Divorce and property division: What about retirement assets?
Retirement assets require careful consideration during divorce.
Divorce generally results in the division of all marital property, including retirement assets. Regardless of the current value of the retirement asset, this asset is likely to be one of the largest assets anyone owns. It will continue to grow in value and could reach into the millions by the time the beneficiary reaches retirement age.
As a result, it is wise to consider the division of retirement assets on their own merit. Do not simply lump them in with other forms of property. Those going through a divorce should carefully consider the value of the retirement assets that are subject to division and the asset’s potential future worth before agreeing to a proposed split.
The following three-step plan can help those going through a divorce better ensure they take the retirement asset into proper consideration before finalizing the divorce.
Step 1: Locate retirement assets
The first step when dividing assets is to locate each account. Retirement assets can come in the form of 401(k)s, pensions, IRAs, money markets, other employer sponsored plans or benefits and other accounts. Those going through a divorce should find the location and current balance of each account.
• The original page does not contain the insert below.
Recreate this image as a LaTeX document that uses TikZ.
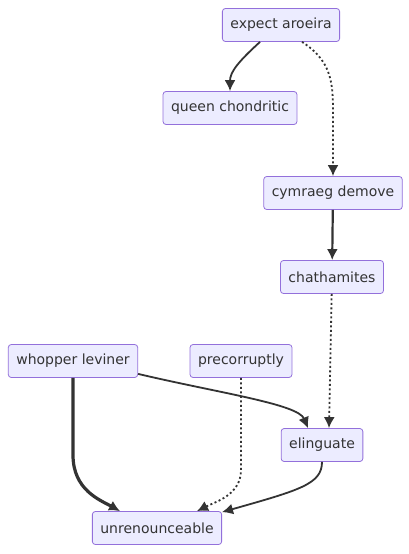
\documentclass[tikz,border=0pt]{standalone}
\usepackage{fontspec}
\setmainfont{DejaVu Sans}
\usetikzlibrary{arrows.meta}
\definecolor{boxfill}{HTML}{ECECFF}
\definecolor{boxline}{HTML}{9370DB}
\definecolor{edge}{HTML}{333333}
\tikzset{
  box/.style={draw=boxline,fill=boxfill,rounded corners=3pt,line width=0.8pt,
    minimum height=33pt,inner xsep=8pt,text=edge,font=\fontsize{14}{16}\selectfont},
  link/.style={edge,line width=1.8pt,-{Latex[length=11pt,width=11pt]}},
  heavy/.style={link,line width=3.2pt},
  dots/.style={link,dash pattern=on 2pt off 2.5pt},
}
\begin{document}
\begin{tikzpicture}[x=1pt,y=-1pt]
\useasboundingbox (0,0) rectangle (409,554);
\node[box] (ea) at (281,25) {expect aroeira};
\node[box] (qc) at (230,108) {queen chondritic};
\node[box] (cd) at (333,193) {cymraeg demove};
\node[box] (ch) at (332,277) {chathamites};
\node[box] (wl) at (73,361) {whopper leviner};
\node[box] (pc) at (241,361) {precorruptly};
\node[box] (el) at (322,445) {elinguate};
\node[box] (un) at (157,528) {unrenounceable};
% upper part
\draw[link] ([xshift=-21pt]ea.south) .. controls (238,62) and (230,72) .. (qc.north);
\draw[dots] ([xshift=21pt]ea.south) .. controls (330,60) and (333,80) .. (333,110) -- (cd.north);
\draw[link,line width=2.2pt] (cd) -- (ch);
\draw[dots] (ch) -- ([xshift=7pt]el.north);
% lower part
\draw[link] ([yshift=4pt]wl.south east) .. controls (219,393) and (298,404) .. ([xshift=-14pt]el.north);
\draw[heavy] (wl) -- (73,455) .. controls (73,490) and (100,500) .. ([xshift=-37pt]un.north);
\draw[dots] (pc) -- (241,470) .. controls (241,495) and (215,502) .. ([xshift=40pt]un.north);
\draw[link] (el) .. controls (322,484) and (300,490) .. ([yshift=-1pt]un.north east);
\end{tikzpicture}
\end{document}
It is also wise to determine an estimated future value of the accounts to help guide the division discussion. Some plans, like contribution plan assets such as a 401(k), are relatively easy to estimate. Others, like defined benefit plans such as pensions, will likely require an actuary. This is because these plans involve complex calculations with multiple variables.
Step 2: Develop a plan
It is generally wise for each party to the divorce to get a share of retirement assets. Although the benefits are clear for those who are going through a divorce over the age of fifty, even millennials can benefit from keeping some retirement assets after divorce. It is very difficult to rebuild retirement accounts. Even a couple years of savings can build to large amounts before reaching retirement age.
Step 3: Execute
Retirement assets are not like other pieces of tangible property. You cannot just hand over the asset like a piece of jewelry. The parties to the divorce cannot simply state a proposed split of retirement assets and expect the divorce decree to suffice. Some accounts, like 401(k)s and pensions, generally require a special court order to finalize a split. The court order, called a Qualified Domestic Relations Order (QDRO), allows retirement accounts to be split without tax penalties or fees. Other accounts, like IRAs, may require a “transfer incident to divorce.”
In order to be valid, the QDRO must generally be approved by the court and the retirement account’s plan administrator.
Additional paperwork is likely needed to cover the division of retirement assets that result from military or government pensions.
These steps will help mitigate the risk of surprises regarding retirement assets after the divorce is finalized. However, it is important to note that retirement assets are just one portion of the divorce to take into consideration. As such, it is wise to seek legal counsel to better ensure the divorce proceedings take all factors into consideration before finalizing the split.